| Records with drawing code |
==================================================
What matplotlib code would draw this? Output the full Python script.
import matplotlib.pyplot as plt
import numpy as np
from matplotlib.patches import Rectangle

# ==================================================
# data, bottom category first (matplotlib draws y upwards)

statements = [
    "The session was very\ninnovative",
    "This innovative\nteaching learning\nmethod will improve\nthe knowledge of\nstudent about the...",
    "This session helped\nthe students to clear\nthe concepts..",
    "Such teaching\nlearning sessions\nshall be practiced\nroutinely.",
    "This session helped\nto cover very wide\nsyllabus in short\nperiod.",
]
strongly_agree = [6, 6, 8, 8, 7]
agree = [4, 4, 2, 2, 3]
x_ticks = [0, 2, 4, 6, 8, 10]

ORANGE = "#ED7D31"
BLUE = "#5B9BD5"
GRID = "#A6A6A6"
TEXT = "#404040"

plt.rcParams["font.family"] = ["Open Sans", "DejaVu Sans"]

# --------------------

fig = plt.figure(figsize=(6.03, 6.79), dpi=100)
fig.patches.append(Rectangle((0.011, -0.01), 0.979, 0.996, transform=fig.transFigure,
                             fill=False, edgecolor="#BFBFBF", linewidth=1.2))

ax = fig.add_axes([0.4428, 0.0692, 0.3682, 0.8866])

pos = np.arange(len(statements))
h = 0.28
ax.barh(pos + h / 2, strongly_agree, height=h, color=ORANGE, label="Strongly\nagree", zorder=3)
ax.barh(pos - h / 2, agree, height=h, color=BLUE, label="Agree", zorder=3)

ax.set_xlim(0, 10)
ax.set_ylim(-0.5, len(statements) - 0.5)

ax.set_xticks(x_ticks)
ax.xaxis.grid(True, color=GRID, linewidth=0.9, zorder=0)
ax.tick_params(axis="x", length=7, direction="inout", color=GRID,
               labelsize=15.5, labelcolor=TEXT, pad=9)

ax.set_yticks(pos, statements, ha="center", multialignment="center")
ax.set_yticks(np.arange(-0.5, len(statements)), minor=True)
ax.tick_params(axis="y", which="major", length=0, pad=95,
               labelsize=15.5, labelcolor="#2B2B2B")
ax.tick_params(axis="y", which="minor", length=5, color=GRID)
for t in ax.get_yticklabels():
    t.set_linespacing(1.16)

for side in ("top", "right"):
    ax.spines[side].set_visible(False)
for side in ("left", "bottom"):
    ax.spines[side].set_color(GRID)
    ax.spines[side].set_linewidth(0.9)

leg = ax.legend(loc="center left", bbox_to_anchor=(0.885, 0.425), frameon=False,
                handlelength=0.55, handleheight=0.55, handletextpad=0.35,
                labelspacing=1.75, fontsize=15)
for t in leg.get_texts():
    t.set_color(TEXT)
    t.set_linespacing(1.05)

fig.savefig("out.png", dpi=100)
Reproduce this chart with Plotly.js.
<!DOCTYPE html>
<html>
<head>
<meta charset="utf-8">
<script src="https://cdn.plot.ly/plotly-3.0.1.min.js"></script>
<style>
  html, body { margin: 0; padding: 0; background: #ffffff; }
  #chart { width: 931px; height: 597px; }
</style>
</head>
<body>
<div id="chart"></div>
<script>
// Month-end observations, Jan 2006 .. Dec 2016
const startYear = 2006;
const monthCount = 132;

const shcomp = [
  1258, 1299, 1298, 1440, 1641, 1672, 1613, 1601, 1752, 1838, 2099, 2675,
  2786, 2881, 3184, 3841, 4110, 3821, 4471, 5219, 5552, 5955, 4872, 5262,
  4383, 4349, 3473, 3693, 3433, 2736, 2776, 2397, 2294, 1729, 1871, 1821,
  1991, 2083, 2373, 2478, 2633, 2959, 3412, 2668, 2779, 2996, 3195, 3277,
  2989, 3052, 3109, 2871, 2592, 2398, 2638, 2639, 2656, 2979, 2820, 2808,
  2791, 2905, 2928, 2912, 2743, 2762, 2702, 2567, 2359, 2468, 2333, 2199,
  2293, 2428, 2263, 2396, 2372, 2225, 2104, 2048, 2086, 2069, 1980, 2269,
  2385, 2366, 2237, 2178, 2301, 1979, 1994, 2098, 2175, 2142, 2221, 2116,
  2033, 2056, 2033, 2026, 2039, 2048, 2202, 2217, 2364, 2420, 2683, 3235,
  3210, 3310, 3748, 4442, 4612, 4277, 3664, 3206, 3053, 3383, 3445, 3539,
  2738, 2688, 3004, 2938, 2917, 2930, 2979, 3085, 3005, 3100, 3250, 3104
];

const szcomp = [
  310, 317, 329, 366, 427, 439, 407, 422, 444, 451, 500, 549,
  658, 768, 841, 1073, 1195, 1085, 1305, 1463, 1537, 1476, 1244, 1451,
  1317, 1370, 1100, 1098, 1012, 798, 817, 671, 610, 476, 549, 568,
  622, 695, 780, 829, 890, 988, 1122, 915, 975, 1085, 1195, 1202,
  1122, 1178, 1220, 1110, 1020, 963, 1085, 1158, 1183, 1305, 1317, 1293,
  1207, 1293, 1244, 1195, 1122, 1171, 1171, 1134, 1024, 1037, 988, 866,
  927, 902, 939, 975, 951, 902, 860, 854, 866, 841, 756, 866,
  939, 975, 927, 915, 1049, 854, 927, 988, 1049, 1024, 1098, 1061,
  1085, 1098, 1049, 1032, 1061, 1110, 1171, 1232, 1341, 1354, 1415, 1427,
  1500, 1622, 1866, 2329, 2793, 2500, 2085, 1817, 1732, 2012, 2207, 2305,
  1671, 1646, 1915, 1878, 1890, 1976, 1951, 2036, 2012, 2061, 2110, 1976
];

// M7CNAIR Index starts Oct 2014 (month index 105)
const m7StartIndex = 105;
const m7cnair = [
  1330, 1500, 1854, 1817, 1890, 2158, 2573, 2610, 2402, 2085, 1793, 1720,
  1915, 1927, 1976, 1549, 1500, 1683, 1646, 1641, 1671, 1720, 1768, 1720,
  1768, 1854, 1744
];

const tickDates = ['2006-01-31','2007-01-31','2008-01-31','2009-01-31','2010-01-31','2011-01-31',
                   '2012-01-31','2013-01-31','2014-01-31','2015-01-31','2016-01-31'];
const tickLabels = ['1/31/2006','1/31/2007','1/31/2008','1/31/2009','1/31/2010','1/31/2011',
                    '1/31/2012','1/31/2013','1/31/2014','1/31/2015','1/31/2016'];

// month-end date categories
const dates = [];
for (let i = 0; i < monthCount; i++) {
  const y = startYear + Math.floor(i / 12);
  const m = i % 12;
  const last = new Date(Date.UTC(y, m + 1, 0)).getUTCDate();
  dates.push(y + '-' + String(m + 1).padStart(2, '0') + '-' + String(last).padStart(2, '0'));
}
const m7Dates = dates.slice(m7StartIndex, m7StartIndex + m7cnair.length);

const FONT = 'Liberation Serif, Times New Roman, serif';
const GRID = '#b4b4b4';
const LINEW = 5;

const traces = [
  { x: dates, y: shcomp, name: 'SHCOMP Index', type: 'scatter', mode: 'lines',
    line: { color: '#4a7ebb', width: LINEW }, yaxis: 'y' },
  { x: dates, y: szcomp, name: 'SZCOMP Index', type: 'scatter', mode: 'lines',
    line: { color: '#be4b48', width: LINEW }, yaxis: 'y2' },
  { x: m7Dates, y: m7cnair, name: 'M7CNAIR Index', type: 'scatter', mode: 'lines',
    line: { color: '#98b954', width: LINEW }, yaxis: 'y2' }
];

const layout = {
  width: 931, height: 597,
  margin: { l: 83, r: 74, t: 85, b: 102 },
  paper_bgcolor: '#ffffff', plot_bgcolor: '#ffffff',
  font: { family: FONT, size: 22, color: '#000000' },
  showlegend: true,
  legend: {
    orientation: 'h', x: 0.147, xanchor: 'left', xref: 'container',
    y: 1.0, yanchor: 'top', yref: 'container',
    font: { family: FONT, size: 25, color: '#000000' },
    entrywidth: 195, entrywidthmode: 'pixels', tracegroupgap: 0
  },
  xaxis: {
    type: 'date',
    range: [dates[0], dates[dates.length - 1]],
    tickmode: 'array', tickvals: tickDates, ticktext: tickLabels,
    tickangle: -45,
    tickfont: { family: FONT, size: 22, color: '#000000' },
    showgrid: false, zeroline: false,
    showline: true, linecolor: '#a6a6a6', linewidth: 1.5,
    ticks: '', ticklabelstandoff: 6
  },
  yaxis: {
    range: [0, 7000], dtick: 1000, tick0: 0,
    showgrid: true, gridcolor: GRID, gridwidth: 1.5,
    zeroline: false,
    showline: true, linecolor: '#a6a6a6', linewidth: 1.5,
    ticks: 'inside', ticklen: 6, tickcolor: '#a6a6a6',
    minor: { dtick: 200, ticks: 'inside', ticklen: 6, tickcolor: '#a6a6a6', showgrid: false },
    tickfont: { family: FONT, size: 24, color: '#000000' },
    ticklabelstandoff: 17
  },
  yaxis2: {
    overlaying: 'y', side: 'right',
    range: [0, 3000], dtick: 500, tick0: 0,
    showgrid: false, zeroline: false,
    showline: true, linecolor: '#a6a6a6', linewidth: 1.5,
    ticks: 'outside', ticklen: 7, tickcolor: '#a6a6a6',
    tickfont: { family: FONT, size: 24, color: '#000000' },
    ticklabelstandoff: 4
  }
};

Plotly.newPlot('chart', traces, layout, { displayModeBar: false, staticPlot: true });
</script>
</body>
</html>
==================================================
| REQUIRED TASK |
From the very first line of the data through the line with "from matplotlib.patches import Rectangle" in it, please reproduce each line exactly and output nothing more.

| SOLUTION TO THIS EXERCISE |
What matplotlib code would draw this? Output the full Python script.
import matplotlib.pyplot as plt
import numpy as np
from matplotlib.patches import Rectangle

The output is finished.